Taxation of Property Transactions (Phillip L. Jelsma)
LWTE575

2 credit(s), Standard Letter Graded
Concentration(s): Taxation (MSLS), LLM in Taxation (LLMT), Taxation (LLMC)
Prerequisite(s): Tax I (LLM students may take this concurrently)

This course examines practical planning opportunities involving closed sales, open sales, deferred payment reporting, installment sales elections, imputed interest, cost recovery reporting, two-way and three-way real estate exchanges, all-inclusive trust deeds, subordinated financing, midpoint refinancing, and negative basis. Considerable emphasis is placed on understanding interest concepts such as mortgage annual constant percentages, lump sum and annuity present value analysis, and real rate of return (after inflation) analysis.

Torts (Staff)
LWAA540

4 credit(s), Standard Letter Graded

An exploration of the principles involved in determining whether an injured person should be compensated for harm caused by another, including such diverse topics as intentional harms, negligence, and strict liability.

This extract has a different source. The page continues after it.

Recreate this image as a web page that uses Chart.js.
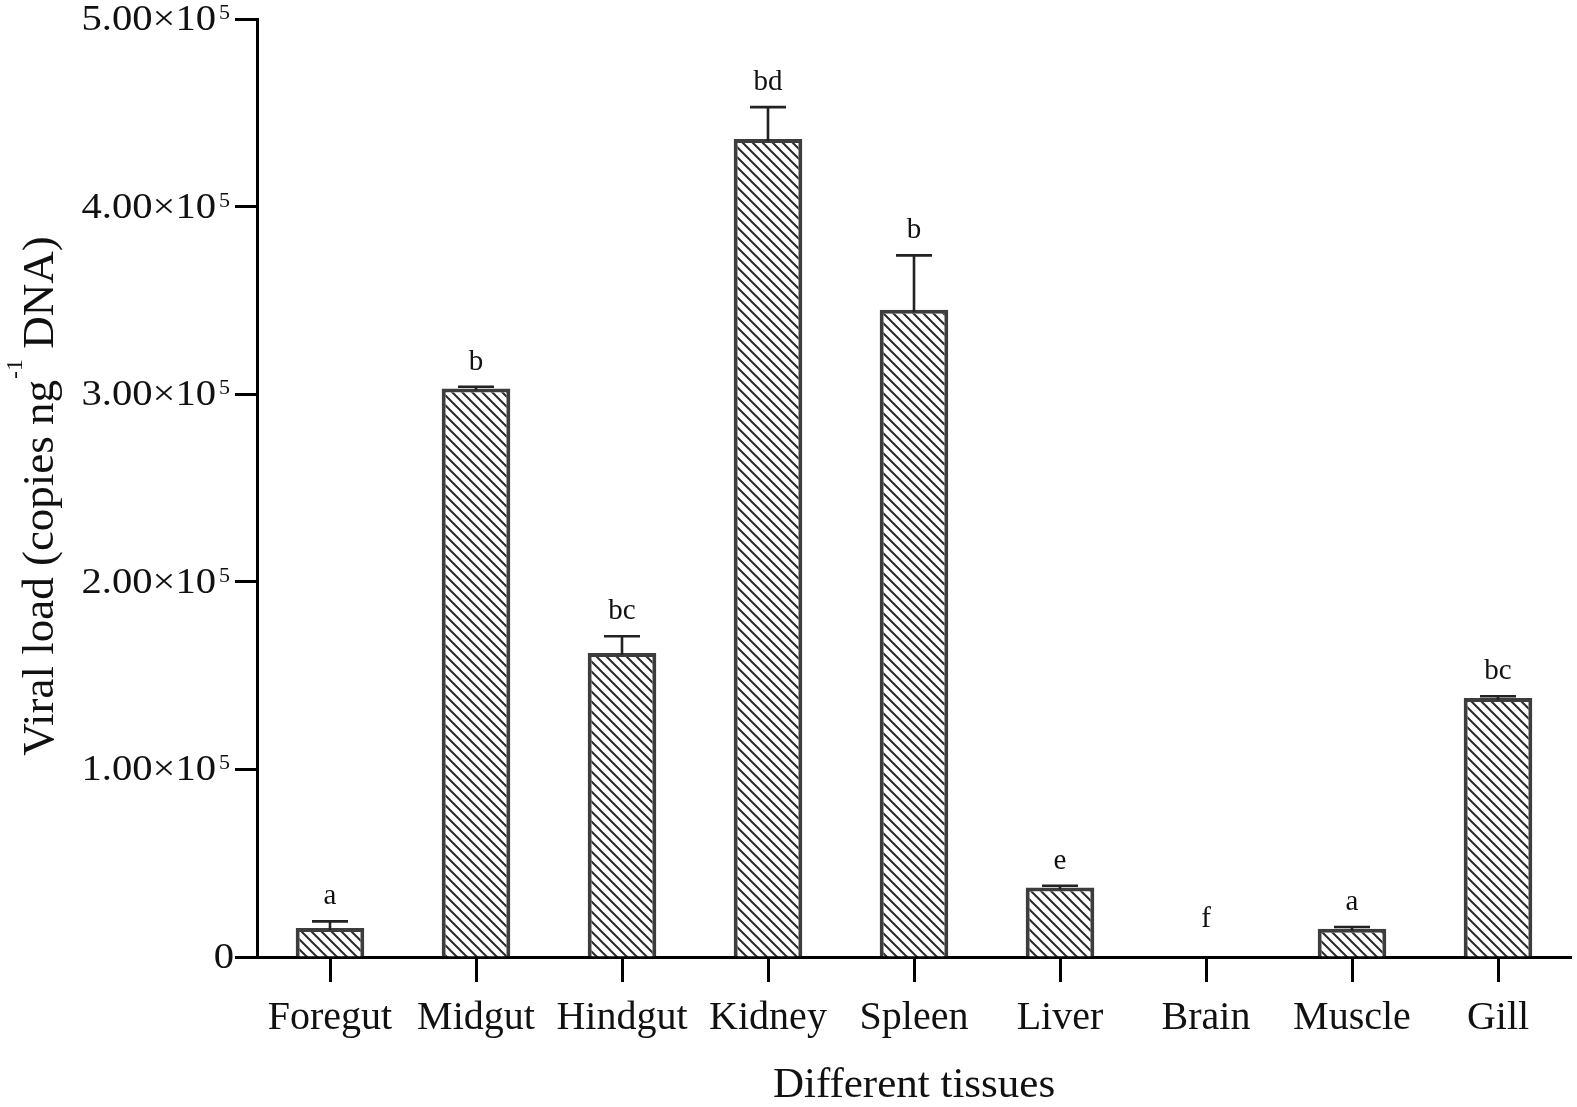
<!DOCTYPE html>
<html>
<head>
<meta charset="utf-8">
<script src="https://cdn.jsdelivr.net/npm/chart.js@4"></script>
<style>
  html, body { margin: 0; padding: 0; background: #fff; }
  #wrap { width: 1577px; height: 1107px; position: relative; }
</style>
</head>
<body>
<div id="wrap"><canvas id="c"></canvas></div>
<script>
// ---- data ----
const categories = ['Foregut', 'Midgut', 'Hindgut', 'Kidney', 'Spleen', 'Liver', 'Brain', 'Muscle', 'Gill'];
const viralLoad  = [15500, 303000, 162000, 436000, 345000, 37000, 0, 15000, 138000];
const errorSEM   = [3500, 1000, 9000, 17000, 29000, 1000, 0, 1000, 1000];
const sigLetters = ['a', 'b', 'bc', 'bd', 'b', 'e', 'f', 'a', 'bc'];
const yTickValues = [0, 100000, 200000, 300000, 400000, 500000];
const yTickMantissa = ['0', '1.00×10', '2.00×10', '3.00×10', '4.00×10', '5.00×10'];
const yTickExponent = ['', '5', '5', '5', '5', '5'];
const yTitleParts = ['Viral load (copies ng', '-1', ' DNA)'];
const xTitle = 'Different tissues';

const SERIF = '"Liberation Serif", "Times New Roman", serif';

function makeHatch() {
  const s = 10;
  const c = document.createElement('canvas');
  c.width = s; c.height = s;
  const g = c.getContext('2d');
  g.fillStyle = '#ffffff';
  g.fillRect(0, 0, s, s);
  g.strokeStyle = '#2a2a2a';
  g.lineWidth = 2;
  g.beginPath();
  g.moveTo(-2, -2); g.lineTo(s + 2, s + 2);
  g.moveTo(-2, s - 2); g.lineTo(2, s + 2);
  g.moveTo(s - 2, -2); g.lineTo(s + 2, 2);
  g.stroke();
  return g.createPattern(c, 'repeat');
}

const overlay = {
  id: 'overlay',
  afterDatasetsDraw(chart) {
    const ctx = chart.ctx;
    const ys = chart.scales.y;
    const meta = chart.getDatasetMeta(0);
    ctx.save();
    // error bars (upper only)
    ctx.strokeStyle = '#222';
    ctx.lineWidth = 2.6;
    meta.data.forEach((bar, i) => {
      if (!errorSEM[i]) return;
      const yTop = ys.getPixelForValue(viralLoad[i] + errorSEM[i]);
      const yBar = ys.getPixelForValue(viralLoad[i]);
      ctx.beginPath();
      ctx.moveTo(bar.x, yBar + 2);
      ctx.lineTo(bar.x, yTop);
      ctx.moveTo(bar.x - 18, yTop);
      ctx.lineTo(bar.x + 18, yTop);
      ctx.stroke();
    });
    // significance letters
    ctx.fillStyle = '#111';
    ctx.font = '29px ' + SERIF;
    ctx.textAlign = 'center';
    ctx.textBaseline = 'alphabetic';
    meta.data.forEach((bar, i) => {
      const top = ys.getPixelForValue(viralLoad[i] + errorSEM[i]);
      const yy = Math.min(top - 17, ys.getPixelForValue(0) - 30);
      ctx.fillText(sigLetters[i], bar.x, yy);
    });
    ctx.restore();
  },
  afterDraw(chart) {
    const ctx = chart.ctx;
    const ys = chart.scales.y;
    const area = chart.chartArea;
    ctx.save();
    ctx.fillStyle = '#111';
    ctx.textBaseline = 'alphabetic';
    // y tick labels with superscript (slightly widened serif, as in the figure)
    const right = area.left - 27;
    const sx = 1.16;
    yTickValues.forEach((v, i) => {
      const py = ys.getPixelForValue(v);
      let x = right;
      ctx.save();
      if (yTickExponent[i]) {
        ctx.font = '22px ' + SERIF;
        const ew = ctx.measureText(yTickExponent[i]).width;
        ctx.save();
        ctx.translate(x - ew, py + 0);
        ctx.textAlign = 'left';
        ctx.fillText(yTickExponent[i], 0, 0);
        ctx.restore();
        x = x - ew - 3;
      } else {
        x = right + 4;
      }
      ctx.translate(x, py + 11);
      ctx.scale(sx, 1);
      ctx.font = '35px ' + SERIF;
      ctx.textAlign = 'right';
      ctx.fillText(yTickMantissa[i], 0, 0);
      ctx.restore();
    });
    // y title with superscript
    const cy = (area.top + area.bottom) / 2 + 8;
    ctx.save();
    ctx.translate(53, cy);
    ctx.rotate(-Math.PI / 2);
    const mainFont = '45px ' + SERIF, supFont = '24px ' + SERIF;
    ctx.font = mainFont; const w0 = ctx.measureText(yTitleParts[0]).width;
    ctx.font = supFont; const w1 = ctx.measureText(yTitleParts[1]).width;
    ctx.font = mainFont; const w2 = ctx.measureText(yTitleParts[2]).width;
    let tx = -(w0 + w1 + w2) / 2;
    ctx.textAlign = 'left';
    ctx.font = mainFont; ctx.fillText(yTitleParts[0], tx, 0); tx += w0;
    ctx.font = supFont; ctx.fillText(yTitleParts[1], tx + 1, -31); tx += w1;
    ctx.font = mainFont; ctx.fillText(yTitleParts[2], tx, 0);
    ctx.restore();
    // x title
    ctx.font = '43px ' + SERIF;
    ctx.textAlign = 'center';
    ctx.fillText(xTitle, (area.left + area.right) / 2, 1097);
    ctx.restore();
  }
};

const ctx = document.getElementById('c').getContext('2d');
new Chart(ctx, {
  type: 'bar',
  data: {
    labels: categories,
    datasets: [{
      data: viralLoad,
      backgroundColor: makeHatch(),
      borderColor: '#3d3d3d',
      borderWidth: 4,
      borderSkipped: 'bottom',
      barPercentage: 0.47,
      categoryPercentage: 1.0
    }]
  },
  options: {
    responsive: true,
    maintainAspectRatio: false,
    animation: false,
    devicePixelRatio: 1,
    layout: { padding: { top: 19, right: 6, left: 0, bottom: 0 } },
    plugins: { legend: { display: false }, tooltip: { enabled: false }, title: { display: false } },
    scales: {
      x: {
        grid: { offset: false, drawOnChartArea: false, drawTicks: true, tickLength: 25, tickWidth: 3, tickColor: '#000', color: '#000' },
        border: { display: true, color: '#000', width: 3 },
        ticks: { color: '#111', font: { family: SERIF, size: 40 }, padding: 12, maxRotation: 0, autoSkip: false },
        afterFit(scale) { scale.height = 150; }
      },
      y: {
        min: 0, max: 500000,
        ticks: { stepSize: 100000, display: false },
        grid: { drawOnChartArea: false, drawTicks: true, tickLength: 22, tickWidth: 3, tickColor: '#000', color: '#000' },
        border: { display: true, color: '#000', width: 3 },
        afterFit(scale) { scale.width = 257; }
      }
    }
  },
  plugins: [overlay]
});
</script>
</body>
</html>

Trial Advocacy (Linda L. Lane)
LWLP550

3 credit(s), H/P/L/F Graded
Requirement(s): Skills
Concentration(s): Criminal Law (LLMG), Criminal Law (LLMC), Criminal Litigation (JD), Civil Litigation (JD)

This is an upper class course focused on the skills of case analysis and oral presentation of those cases to judges and juries on civil or criminal trials. The course also includes developing skills used in the discovery phase of civil cases, especially depositions. The course is specifically designed to expand the skills introduced to the student in Legal Research & Writing. The course methodology combines lectures, demonstrations and individual student performances in small groups with extensive critique and feedback by small group instructors who are experienced practitioners. The course culminates in a mock trial. The course is graded on a 4-tier Pass/Fail basis.

Note: Students may only elect this course or Practicum--Civil to count toward the Civil Litigation Concentration (JD).

Trusts & Estates (Adam Hirsch)
LWTE555

3 credit(s), Standard Letter Graded

This survey course provides an introduction to non-tax aspects of estate planning and the law of gratuitous transfers, including inter vivos gifts, intestate succession, wills, will substitutes, trusts, fiduciary administration, and future interests.